# Start of DATA LINES
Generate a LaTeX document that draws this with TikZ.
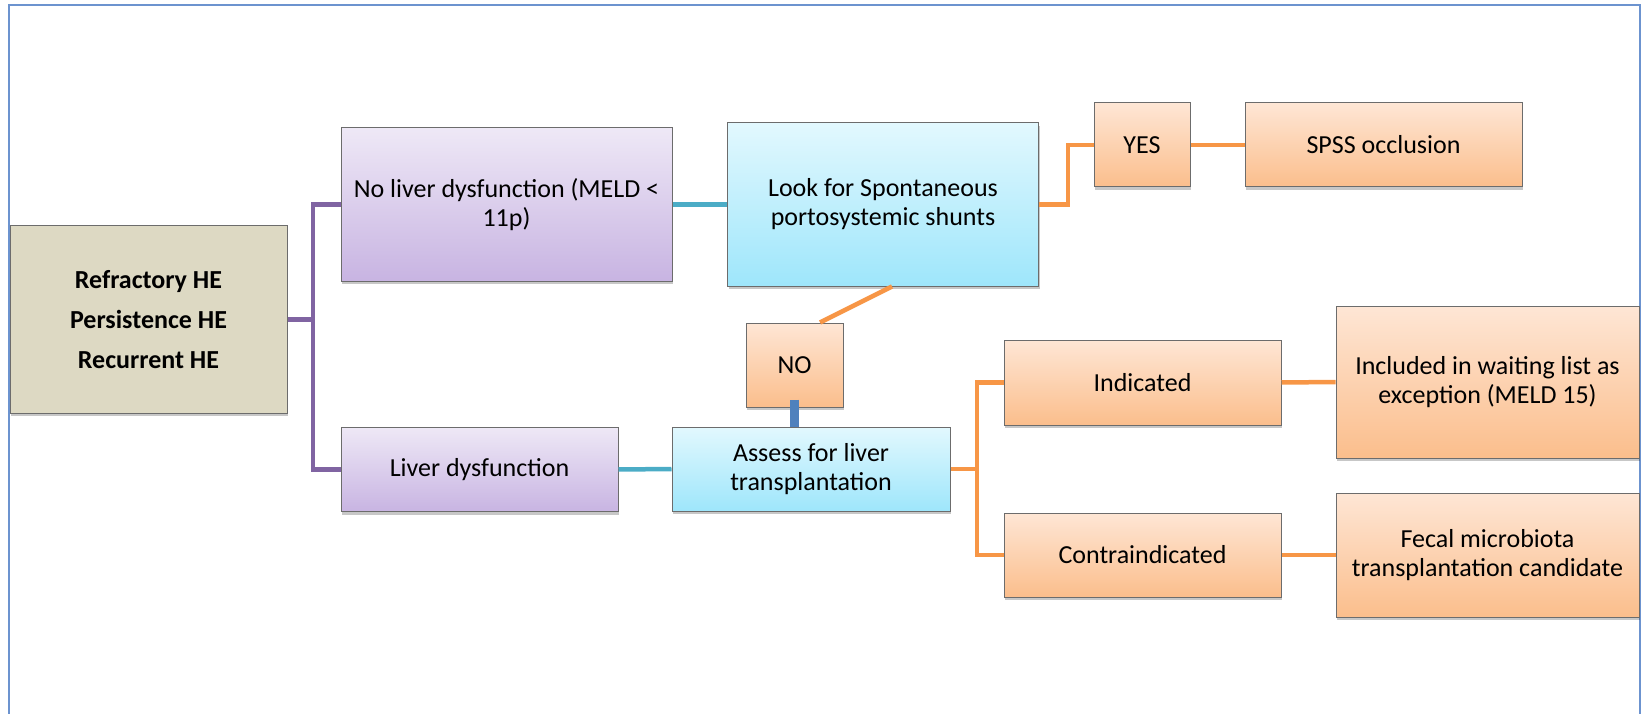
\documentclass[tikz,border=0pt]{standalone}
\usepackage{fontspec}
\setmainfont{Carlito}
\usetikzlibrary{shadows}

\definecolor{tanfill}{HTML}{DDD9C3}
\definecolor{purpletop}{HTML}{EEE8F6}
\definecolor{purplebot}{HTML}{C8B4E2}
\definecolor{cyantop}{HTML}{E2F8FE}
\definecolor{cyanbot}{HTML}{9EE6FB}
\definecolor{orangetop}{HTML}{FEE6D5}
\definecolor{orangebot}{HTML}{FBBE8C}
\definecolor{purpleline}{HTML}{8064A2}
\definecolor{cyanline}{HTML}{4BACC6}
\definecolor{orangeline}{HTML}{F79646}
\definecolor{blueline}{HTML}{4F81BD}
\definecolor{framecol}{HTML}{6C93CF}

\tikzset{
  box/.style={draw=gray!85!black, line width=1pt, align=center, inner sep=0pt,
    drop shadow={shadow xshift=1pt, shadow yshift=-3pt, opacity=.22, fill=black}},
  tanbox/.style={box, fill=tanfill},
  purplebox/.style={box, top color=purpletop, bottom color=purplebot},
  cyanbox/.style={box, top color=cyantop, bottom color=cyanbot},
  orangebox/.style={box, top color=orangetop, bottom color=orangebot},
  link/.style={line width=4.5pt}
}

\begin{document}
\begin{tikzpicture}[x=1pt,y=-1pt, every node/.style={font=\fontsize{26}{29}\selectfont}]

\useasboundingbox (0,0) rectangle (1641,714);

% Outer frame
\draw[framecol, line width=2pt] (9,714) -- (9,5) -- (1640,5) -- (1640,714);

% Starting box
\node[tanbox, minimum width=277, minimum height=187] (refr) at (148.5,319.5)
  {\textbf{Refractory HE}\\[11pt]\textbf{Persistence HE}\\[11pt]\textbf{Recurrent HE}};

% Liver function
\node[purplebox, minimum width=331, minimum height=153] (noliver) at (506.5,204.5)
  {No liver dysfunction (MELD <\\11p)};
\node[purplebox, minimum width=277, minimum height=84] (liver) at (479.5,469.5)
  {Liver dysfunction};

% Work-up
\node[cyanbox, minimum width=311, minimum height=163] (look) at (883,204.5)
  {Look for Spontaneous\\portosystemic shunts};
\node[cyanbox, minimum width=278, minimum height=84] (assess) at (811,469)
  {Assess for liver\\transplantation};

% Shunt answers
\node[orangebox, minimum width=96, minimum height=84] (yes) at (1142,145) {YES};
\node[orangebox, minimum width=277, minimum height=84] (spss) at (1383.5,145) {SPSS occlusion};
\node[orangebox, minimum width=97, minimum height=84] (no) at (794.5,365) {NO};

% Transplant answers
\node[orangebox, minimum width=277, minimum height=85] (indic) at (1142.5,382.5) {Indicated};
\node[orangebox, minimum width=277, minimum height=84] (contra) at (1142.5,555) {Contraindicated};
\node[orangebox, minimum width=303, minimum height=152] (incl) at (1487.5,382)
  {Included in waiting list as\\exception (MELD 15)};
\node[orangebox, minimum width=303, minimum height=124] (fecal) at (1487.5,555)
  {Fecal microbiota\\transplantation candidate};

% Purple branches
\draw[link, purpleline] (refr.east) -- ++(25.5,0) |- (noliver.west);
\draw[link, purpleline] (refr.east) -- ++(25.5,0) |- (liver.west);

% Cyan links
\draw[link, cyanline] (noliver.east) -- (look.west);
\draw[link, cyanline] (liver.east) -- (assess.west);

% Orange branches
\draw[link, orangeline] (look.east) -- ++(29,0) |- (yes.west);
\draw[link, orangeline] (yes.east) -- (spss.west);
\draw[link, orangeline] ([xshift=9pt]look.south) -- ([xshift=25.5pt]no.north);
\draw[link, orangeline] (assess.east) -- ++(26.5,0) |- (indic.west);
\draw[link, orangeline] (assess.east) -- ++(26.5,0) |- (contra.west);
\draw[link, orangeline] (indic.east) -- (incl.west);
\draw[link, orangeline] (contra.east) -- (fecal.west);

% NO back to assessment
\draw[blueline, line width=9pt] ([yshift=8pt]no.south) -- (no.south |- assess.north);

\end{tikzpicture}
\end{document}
# End of DATA LINES
GOAL - Reproduce all of the data exactly; the pictures do not belong in the copy.

ANSWER FOR THIS EXERCISE -
Generate a LaTeX document that draws this with TikZ.
\documentclass[tikz,border=0pt]{standalone}
\usepackage{fontspec}
\setmainfont{Carlito}
\usetikzlibrary{shadows}

\definecolor{tanfill}{HTML}{DDD9C3}
\definecolor{purpletop}{HTML}{EEE8F6}
\definecolor{purplebot}{HTML}{C8B4E2}
\definecolor{cyantop}{HTML}{E2F8FE}
\definecolor{cyanbot}{HTML}{9EE6FB}
\definecolor{orangetop}{HTML}{FEE6D5}
\definecolor{orangebot}{HTML}{FBBE8C}
\definecolor{purpleline}{HTML}{8064A2}
\definecolor{cyanline}{HTML}{4BACC6}
\definecolor{orangeline}{HTML}{F79646}
\definecolor{blueline}{HTML}{4F81BD}
\definecolor{framecol}{HTML}{6C93CF}

\tikzset{
  box/.style={draw=gray!85!black, line width=1pt, align=center, inner sep=0pt,
    drop shadow={shadow xshift=1pt, shadow yshift=-3pt, opacity=.22, fill=black}},
  tanbox/.style={box, fill=tanfill},
  purplebox/.style={box, top color=purpletop, bottom color=purplebot},
  cyanbox/.style={box, top color=cyantop, bottom color=cyanbot},
  orangebox/.style={box, top color=orangetop, bottom color=orangebot},
  link/.style={line width=4.5pt}
}

\begin{document}
\begin{tikzpicture}[x=1pt,y=-1pt, every node/.style={font=\fontsize{26}{29}\selectfont}]

\useasboundingbox (0,0) rectangle (1641,714);

% Outer frame
\draw[framecol, line width=2pt] (9,714) -- (9,5) -- (1640,5) -- (1640,714);

% Starting box
\node[tanbox, minimum width=277, minimum height=187] (refr) at (148.5,319.5)
  {\textbf{Refractory HE}\\[11pt]\textbf{Persistence HE}\\[11pt]\textbf{Recurrent HE}};

% Liver function
\node[purplebox, minimum width=331, minimum height=153] (noliver) at (506.5,204.5)
  {No liver dysfunction (MELD <\\11p)};
\node[purplebox, minimum width=277, minimum height=84] (liver) at (479.5,469.5)
  {Liver dysfunction};

% Work-up
\node[cyanbox, minimum width=311, minimum height=163] (look) at (883,204.5)
  {Look for Spontaneous\\portosystemic shunts};
\node[cyanbox, minimum width=278, minimum height=84] (assess) at (811,469)
  {Assess for liver\\transplantation};

% Shunt answers
\node[orangebox, minimum width=96, minimum height=84] (yes) at (1142,145) {YES};
\node[orangebox, minimum width=277, minimum height=84] (spss) at (1383.5,145) {SPSS occlusion};
\node[orangebox, minimum width=97, minimum height=84] (no) at (794.5,365) {NO};

% Transplant answers
\node[orangebox, minimum width=277, minimum height=85] (indic) at (1142.5,382.5) {Indicated};
\node[orangebox, minimum width=277, minimum height=84] (contra) at (1142.5,555) {Contraindicated};
\node[orangebox, minimum width=303, minimum height=152] (incl) at (1487.5,382)
  {Included in waiting list as\\exception (MELD 15)};
\node[orangebox, minimum width=303, minimum height=124] (fecal) at (1487.5,555)
  {Fecal microbiota\\transplantation candidate};

% Purple branches
\draw[link, purpleline] (refr.east) -- ++(25.5,0) |- (noliver.west);
\draw[link, purpleline] (refr.east) -- ++(25.5,0) |- (liver.west);

% Cyan links
\draw[link, cyanline] (noliver.east) -- (look.west);
\draw[link, cyanline] (liver.east) -- (assess.west);

% Orange branches
\draw[link, orangeline] (look.east) -- ++(29,0) |- (yes.west);
\draw[link, orangeline] (yes.east) -- (spss.west);
\draw[link, orangeline] ([xshift=9pt]look.south) -- ([xshift=25.5pt]no.north);
\draw[link, orangeline] (assess.east) -- ++(26.5,0) |- (indic.west);
\draw[link, orangeline] (assess.east) -- ++(26.5,0) |- (contra.west);
\draw[link, orangeline] (indic.east) -- (incl.west);
\draw[link, orangeline] (contra.east) -- (fecal.west);

% NO back to assessment
\draw[blueline, line width=9pt] ([yshift=8pt]no.south) -- (no.south |- assess.north);

\end{tikzpicture}
\end{document}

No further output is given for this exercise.